We are already aware that selfhood involves affective and cognitive components, but it also has a number of layers. Lutwak et al (1998) make a distinction in both the way the various forms of self-consciousness are processed and the way they affect the ‘identity’ of the individual. Again focussing of Shame and Guilt, their study concludes that Shame involves a ‘diffuse processing style’ (self relevant information and self exploration are avoided) and affects an individual’s ‘social identity’ (the public image, presented through roles and relationships).

Guilt, in contrast, involves an ‘information-oriented processing style’ (with self exploration of personal issues) and affects an individual’s ‘personal identity’ (conceptualising one’s self as unique). In this case, it would seem that the style in which each emotion interacts with the self is distinct, but moreover the level of the self they interact with (personal versus social identity) are also different. It seems that selfhood involves categorisation of information about social roles and norms, as well as more fundamental personal information such as core identity and morality.

These levels can then be accessed as needed, depending on context, and are in turn affected to different extents depending on the context.

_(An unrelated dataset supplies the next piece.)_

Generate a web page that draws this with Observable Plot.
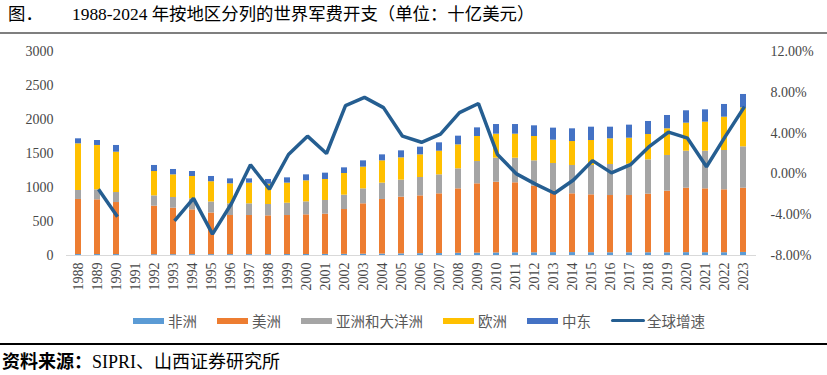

In conclusion it seems that there is a lot that can be learned about the nature of selfhood from the ways in which humans can become self-conscious. It seems that selfhood is largely socially based, or at least has a strong social function. It seems to either regulate or be regulated by social interactions.

It motivates the individual to effectively perform their role in society. There is strong evidence that selfhood is not innate, but rather develops in relation to the circumstances of the individual. Selfhood is multifaceted and is adaptive. What is important to note however is that these conclusions are by no means adequate to fully understand the nature of selfhood. Much research is needed to comprehensively explore the various aspects of selfhood that self-consciousness highlights.